## Goal
Exactly retype the lines from the top of the data through the line containing "(GPA) at (990,480)", leaving out every picture.

[Extracted records]
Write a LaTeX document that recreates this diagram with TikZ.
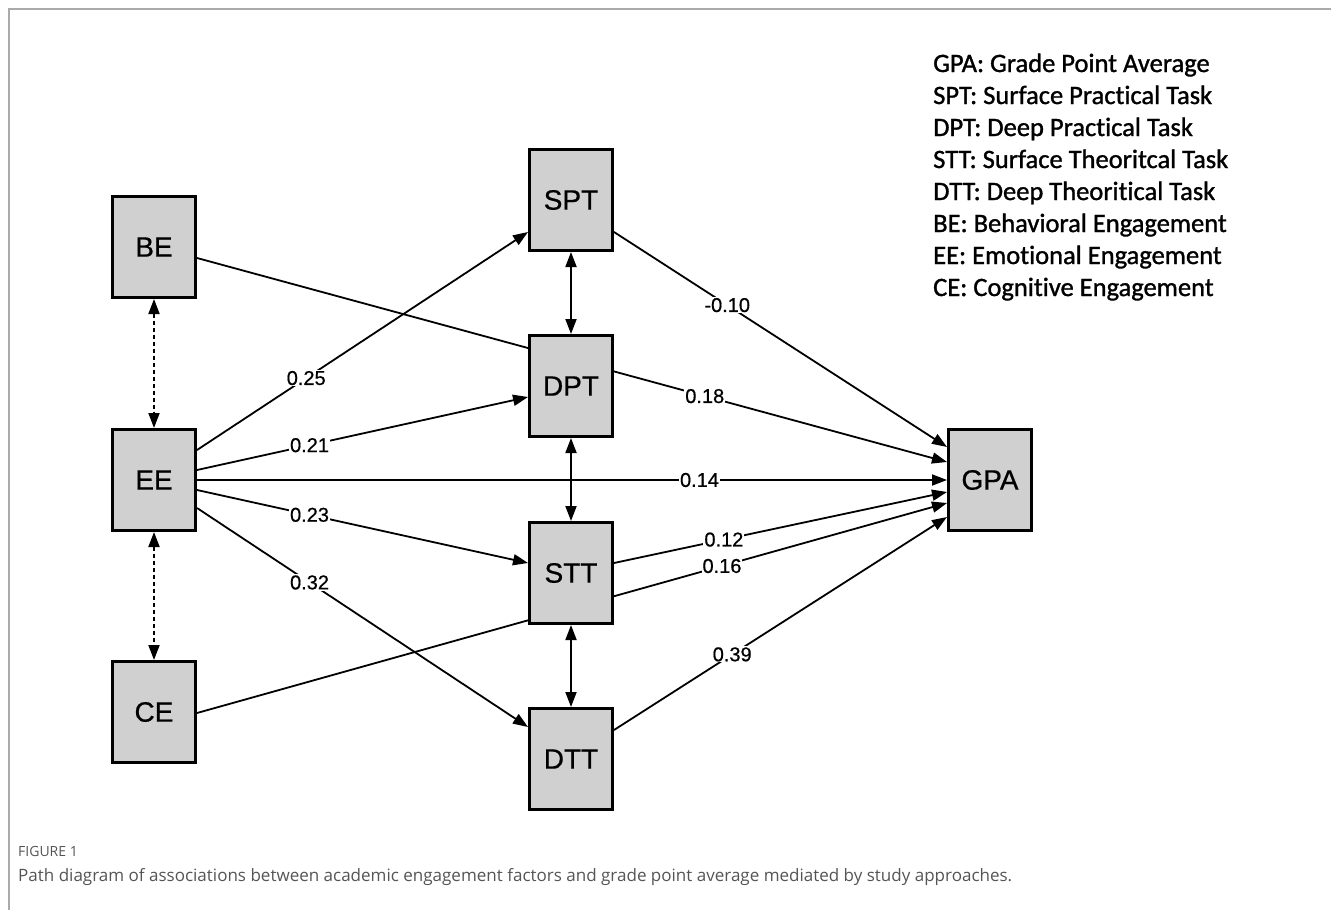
\documentclass[tikz,border=0pt]{standalone}
\usepackage{fontspec}
\setmainfont{Liberation Sans}
\newfontfamily\boxfont[FakeBold=0.6]{Liberation Sans}
\newfontfamily\legfont[FakeBold=1.2,Ligatures={NoCommon,NoContextual}]{Carlito}
\newfontfamily\capfont{Open Sans}
\usetikzlibrary{arrows.meta,calc,backgrounds}
\definecolor{boxgray}{RGB}{208,208,208}
\definecolor{framegray}{RGB}{170,170,170}
\definecolor{capgray}{RGB}{85,85,85}
\newcommand{\nolig}{\kern0pt{}}
\begin{document}
\begin{tikzpicture}[x=1pt,y=-1pt,
 box/.style={draw=black,line width=3pt,fill=boxgray,minimum width=83pt,minimum height=101pt,inner sep=0pt,font=\boxfont\fontsize{28}{28}\selectfont},
 pathline/.style={line width=1.8pt,-{Triangle[length=15pt,width=11pt]}},
 cov/.style={line width=1.8pt,{Triangle[length=15pt,width=11pt]}-{Triangle[length=15pt,width=11pt]}},
 covd/.style={cov,dash pattern=on 4pt off 3pt},
 coef/.style={fill=white,inner sep=1pt,font=\boxfont\fontsize{20}{20}\selectfont},
 legend/.style={anchor=base west,inner sep=0pt,font=\legfont\fontsize{26.5}{26.5}\selectfont},
 frame/.style={draw=framegray,line width=1.2pt}
]
\useasboundingbox (0,0) rectangle (1331,910);

% nodes
\node[box] (BE) at (154,247) {BE};
\node[box] (EE) at (154,480) {EE};
\node[box] (CE) at (154,712) {CE};
\node[box] (SPT) at (571,200) {SPT};
\node[box] (DPT) at (571,386) {DPT};
\node[box] (STT) at (571,573) {STT};
\node[box] (DTT) at (571,759) {DTT};
\node[box] (GPA) at (990,480) {GPA};

\begin{scope}[on background layer]
\fill[white] (0,0) rectangle (1331,910);
\draw[frame] (9,910) -- (9,9) -- (1331,9);
% paths
\draw[pathline] ($(EE.east)+(0,-30)$) -- node[coef,pos=0.33]{0.25} ($(SPT.west)+(0,32)$);
\draw[pathline] ($(EE.east)+(0,-10)$) -- node[coef,pos=0.34]{0.21} ($(DPT.west)+(0,11)$);
\draw[pathline] (EE.east) -- node[coef,pos=0.67]{0.14} (GPA.west);
\draw[pathline] ($(EE.east)+(0,10)$) -- node[coef,pos=0.34]{0.23} ($(STT.west)+(0,-10)$);
\draw[pathline] ($(EE.east)+(0,28)$) -- node[coef,pos=0.34]{0.32} ($(DTT.west)+(0,-32)$);
\draw[pathline] ($(SPT.east)+(0,32)$) -- node[coef,pos=0.34]{-0.10} ($(GPA.west)+(0,-33)$);
\draw[pathline] ($(BE.east)+(0,11)$) -- node[coef,pos=0.677]{0.18} ($(GPA.west)+(0,-18)$);
\draw[pathline] ($(STT.east)+(0,-10)$) -- node[coef,pos=0.33]{0.12} ($(GPA.west)+(0,12)$);
\draw[pathline] ($(CE.east)+(0,1)$) -- node[coef,pos=0.70]{0.16} ($(GPA.west)+(0,23)$);
\draw[pathline] ($(DTT.east)+(0,-29)$) -- node[coef,pos=0.355]{0.39} ($(GPA.west)+(0,37)$);
% covariances
\draw[covd] (BE.south) -- (EE.north);
\draw[covd] (EE.south) -- (CE.north);
\draw[cov] (SPT.south) -- (DPT.north);
\draw[cov] (DPT.south) -- (STT.north);
\draw[cov] (STT.south) -- (DTT.north);
\end{scope}

% legend
\node[legend] (l1) at (933,72) {GPA: Grade Point Average};
\node[legend] (l2) at (933,104) {SPT: Surface Pract\nolig ical Task};
\node[legend] (l3) at (933,136) {DPT: Deep Pract\nolig ical Task};
\node[legend] (l4) at (933,168) {STT: Surface Theoritcal Task};
\node[legend] (l5) at (933,200) {DTT: Deep Theorit\nolig ical Task};
\node[legend] (l6) at (933,232) {BE: Behavioral Engagement};
\node[legend] (l7) at (933,264) {EE: Emotional Engagement};
\node[legend] (l8) at (933,296) {CE: Cognit\nolig ive Engagement};

% caption
\node[anchor=base west,inner sep=0pt,text=capgray,font=\capfont\fontsize{14}{14}\selectfont] (fig) at (18,856) {FIGURE 1};
\node[anchor=base west,inner sep=0pt,text=capgray,font=\capfont\fontsize{17}{17}\selectfont] (cap) at (18,881) {\resizebox{994pt}{!}{Path diagram of associations between academic engagement factors and grade point average mediated by study approaches.}};
\end{tikzpicture}
\end{document}
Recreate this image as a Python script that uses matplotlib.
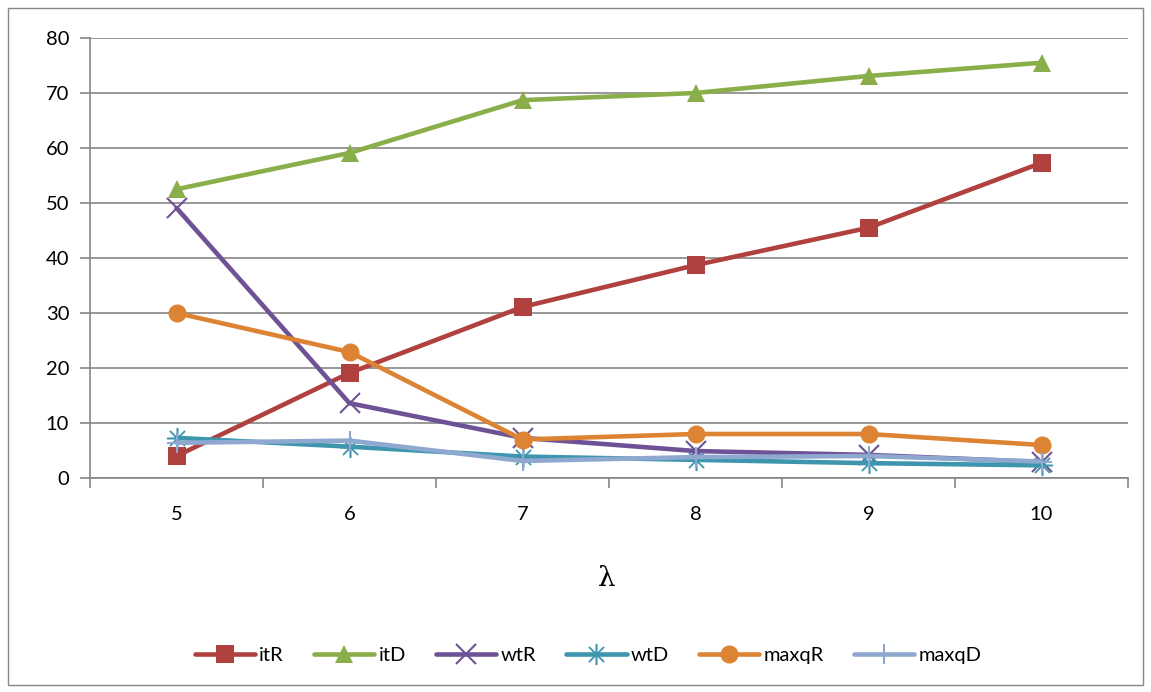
import matplotlib.pyplot as plt
from matplotlib.patches import Rectangle

lambdas = [5, 6, 7, 8, 9, 10]
itR = [4.0, 19.1, 31.1, 38.7, 45.5, 57.3]
itD = [52.5, 59.1, 68.7, 70.0, 73.1, 75.5]
wtR = [49.1, 13.6, 7.3, 4.9, 4.2, 2.9]
wtD = [7.3, 5.7, 3.9, 3.3, 2.7, 2.3]
maxqR = [30.0, 22.9, 7.0, 8.0, 8.0, 6.0]
maxqD = [6.4, 6.8, 3.1, 3.8, 4.0, 3.0]

series = [
    ("itR", itR, "#B0413E", "s"),
    ("itD", itD, "#8AAF4A", "^"),
    ("wtR", wtR, "#6E5295", "x"),
    ("wtD", wtD, "#3D96AE", "$\u2733$"),
    ("maxqR", maxqR, "#DD8434", "o"),
    ("maxqD", maxqD, "#8EA8D0", "+"),
]

plt.rcParams["font.family"] = ["Lato", "DejaVu Sans"]

fig = plt.figure(figsize=(11.51, 6.92), dpi=100)
W, H = 1151, 692
ax = fig.add_axes([90 / W, 1 - 478 / H, 1038 / W, 440 / H])

# outer chart border
fig.patches.append(Rectangle((8 / W, 7 / H), 1135 / W, 677 / H, transform=fig.transFigure,
                             fill=False, edgecolor="#868686", linewidth=1.0))

xs = [i + 0.5 for i in range(len(lambdas))]
for name, vals, col, mk in series:
    kw = dict(markersize=13)
    if mk in ("x", "+"):
        kw.update(markersize=14, markeredgewidth=1.5)
    elif mk.startswith("$"):
        kw.update(markersize=15, markeredgewidth=0.3)
    else:
        kw.update(markeredgewidth=0)
    ax.plot(xs, vals, color=col, linewidth=3.3, marker=mk, label=name,
            markerfacecolor=col, markeredgecolor=col, solid_capstyle="round", **kw)

ax.set_xlim(0, 6)
ax.set_ylim(0, 80)
ax.set_yticks(range(0, 81, 10))
ax.set_xticks(range(0, 7))
ax.set_xticklabels([])
ax.set_xticks(xs, minor=True)
ax.set_xticklabels([str(v) for v in lambdas], minor=True)
ax.tick_params(axis="x", which="minor", length=0, pad=20, labelsize=14.5)
ax.tick_params(axis="x", which="major", length=7, color="#868686", width=1.2)
ax.tick_params(axis="y", length=7, color="#868686", width=1.2, labelsize=14.5, pad=8)
ax.grid(axis="y", color="#868686", linewidth=1.2)
ax.set_axisbelow(True)
for s in ("top", "right"):
    ax.spines[s].set_visible(False)
for s in ("left", "bottom"):
    ax.spines[s].set_color("#868686")
    ax.spines[s].set_linewidth(1.2)

fig.text(607 / W, 1 - 578 / H, "\u03bb", ha="center", va="center", fontsize=20,
         family=["DejaVu Serif"])

fig.legend(loc="center", bbox_to_anchor=(588 / W, 1 - 655 / H), ncol=6, frameon=False,
           fontsize=14.5, handlelength=3, columnspacing=1.5, handletextpad=0.2)

fig.savefig("out.png", dpi=100)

## Answer to this exercise
Write a LaTeX document that recreates this diagram with TikZ.
\documentclass[tikz,border=0pt]{standalone}
\usepackage{fontspec}
\setmainfont{Liberation Sans}
\newfontfamily\boxfont[FakeBold=0.6]{Liberation Sans}
\newfontfamily\legfont[FakeBold=1.2,Ligatures={NoCommon,NoContextual}]{Carlito}
\newfontfamily\capfont{Open Sans}
\usetikzlibrary{arrows.meta,calc,backgrounds}
\definecolor{boxgray}{RGB}{208,208,208}
\definecolor{framegray}{RGB}{170,170,170}
\definecolor{capgray}{RGB}{85,85,85}
\newcommand{\nolig}{\kern0pt{}}
\begin{document}
\begin{tikzpicture}[x=1pt,y=-1pt,
 box/.style={draw=black,line width=3pt,fill=boxgray,minimum width=83pt,minimum height=101pt,inner sep=0pt,font=\boxfont\fontsize{28}{28}\selectfont},
 pathline/.style={line width=1.8pt,-{Triangle[length=15pt,width=11pt]}},
 cov/.style={line width=1.8pt,{Triangle[length=15pt,width=11pt]}-{Triangle[length=15pt,width=11pt]}},
 covd/.style={cov,dash pattern=on 4pt off 3pt},
 coef/.style={fill=white,inner sep=1pt,font=\boxfont\fontsize{20}{20}\selectfont},
 legend/.style={anchor=base west,inner sep=0pt,font=\legfont\fontsize{26.5}{26.5}\selectfont},
 frame/.style={draw=framegray,line width=1.2pt}
]
\useasboundingbox (0,0) rectangle (1331,910);

% nodes
\node[box] (BE) at (154,247) {BE};
\node[box] (EE) at (154,480) {EE};
\node[box] (CE) at (154,712) {CE};
\node[box] (SPT) at (571,200) {SPT};
\node[box] (DPT) at (571,386) {DPT};
\node[box] (STT) at (571,573) {STT};
\node[box] (DTT) at (571,759) {DTT};
\node[box] (GPA) at (990,480) {GPA};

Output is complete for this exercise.